Contracts awarded for $7 bn Duqm Refinery project

Duqm Refinery, a joint venture of Oman Oil Company (OOC) and Kuwait Petroleum International (KPI), has notified three international groups of its intent to award a number of packages that together constitute the estimated $7 billion refinery project and associated infrastructure planned for implementation at the Special Economic Zone (SEZ) at Duqm.
In all, three large multi-billion dollar packages were up for grabs, each of them for execution on an Engineering, Procurement and Construction (EPC) basis. The first of these packages, labelled EPC 1, and comprising the main process units of the refinery, went to the consortium of Tecnicas Reunidas (Spain) and Daewoo Engineering & Construction (S Korea).
The second package, dubbed EPC 2 — covering the construction of utilities and offsite facilities — was awarded to the joint venture of Petrofac (UK) and Samsung Engineering (S Korea).
Italian oil and gas contractor Saipem International was named the collective winner of three other components of the mammoth refinery projects, collectively designated EPC 3. These entail the construction of a product storage and export terminal at Duqm Port (EPC–A); eight storage tanks at Ras Markaz (EPC 3–B) where a giant crude oil storage park is planned; and an 80 km crude oil pipeline from Duqm SEZ to Ras Markaz (EPC 3-C).
International multi-disciplinary consultancy services provider Amec Foster Wheeler was named the Project Management Consultant for the EPC phase of the refinery project.
The awards, which are subject to the all-important notice-to-proceed expected later this year in conjunction with financial close, mark an end to a keenly contested tendering phase, which began in November 2015. Then, Duqm Refinery invited international companies and their local partners to prequalify for Packages 1 and 2 of the project, which was followed by Package 3 in December 2016.
Pending the award of the EPC contracts, Duqm Refinery gave the green light for the preparation of a 900 hectare site at the SEZ. An army of around 1,300 workers, backed by 850 piece of earthmoving equipment, were involved in site preparation works involving around 12 million cubic metres of earth works and other services.
Once operational in 2021, the refining capacity will reach 230,000 barrels per day and will produce a number of key refinery products: diesel, jet fuel, naphtha and liquefied petroleum gas.
Meanwhile, Petrofac said the EPC 2 package awarded jointly with Samsung Engineering is worth approximately $2 billion.

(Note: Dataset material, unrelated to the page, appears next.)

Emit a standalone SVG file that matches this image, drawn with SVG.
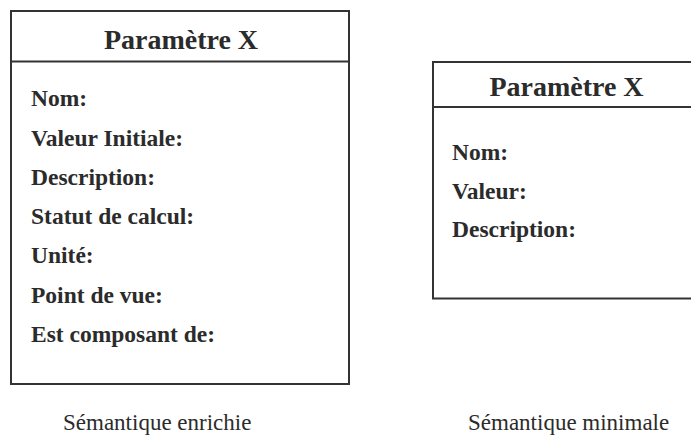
<svg xmlns="http://www.w3.org/2000/svg" width="691" height="435" viewBox="0 0 691 435">
<style>
.box{fill:#fff;stroke:#333;stroke-width:2}
.sep{stroke:#333;stroke-width:2}
.title{font-family:"Liberation Serif","Times New Roman",serif;font-weight:bold;font-size:28px;fill:#2b2b2b;text-anchor:middle}
.lab{font-family:"Liberation Serif","Times New Roman",serif;font-weight:bold;font-size:23.5px;fill:#2b2b2b}
.cap{font-family:"Liberation Serif","Times New Roman",serif;font-size:23px;fill:#2b2b2b}
</style>
<rect width="691" height="435" fill="#fff"/>
<g id="enrichie">
<rect class="box" x="11" y="11" width="338" height="373"/>
<line class="sep" x1="11" y1="61.5" x2="349" y2="61.5"/>
<text class="title" x="181" y="48.5">Paramètre X</text>
<text class="lab" x="31" y="106">Nom:</text>
<text class="lab" x="31" y="145.5">Valeur Initiale:</text>
<text class="lab" x="31" y="184.5">Description:</text>
<text class="lab" x="31" y="224">Statut de calcul:</text>
<text class="lab" x="31" y="263">Unité:</text>
<text class="lab" x="31" y="302.5">Point de vue:</text>
<text class="lab" x="31" y="342">Est composant de:</text>
</g>
<g id="minimale">
<rect class="box" x="433" y="62" width="270" height="236.5"/>
<line class="sep" x1="433" y1="107" x2="691" y2="107"/>
<text class="title" x="566.5" y="96">Paramètre X</text>
<text class="lab" x="452" y="160">Nom:</text>
<text class="lab" x="452" y="198.5">Valeur:</text>
<text class="lab" x="452" y="237">Description:</text>
</g>
<g id="captions">
<text class="cap" x="63" y="430">Sémantique enrichie</text>
<text class="cap" x="468" y="430">Sémantique minimale</text>
</g>
<g id="connectors"></g>
</svg>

Work on the 47-month project will commence shortly, subject to financial closure and full notice to proceed from Duqm Refinery, it said.
Petrofac’s and Samsung’s scope of work includes engineering, procurement, construction, commissioning, training and start-up operations for all the utilities and offsites at Duqm.
E Sathyanarayanan, Group Managing Director, Engineering & Construction, commented: “This significant project represents our twelfth in the country and serves to reinforce Petrofac’s commitment to one of our core markets; one in which we have been present since 1988. Furthermore, it provides a valuable opportunity for us to continue to increase in-country value through engaging with the local supply chain and recruitment of local resources. “We are very much looking forward to working with Samsung on this project and growing our relationship with Duqm Refinery.”
Duqm Refinery and Petrochemical Industries Company LLC is a Joint Venture (JV) between Oman Oil Company (OOC) and Kuwait Petroleum International (KPI). This strategic partnership between OOC and KPI has been established in the incorporation of Duqm Refinery, based in Al Duqm.
This gives the project a strategic maritime location and a competitive advantage being in the path of international shipping lines in the Indian Ocean and the Arabian Sea thus easing the process of transport in and out of the region.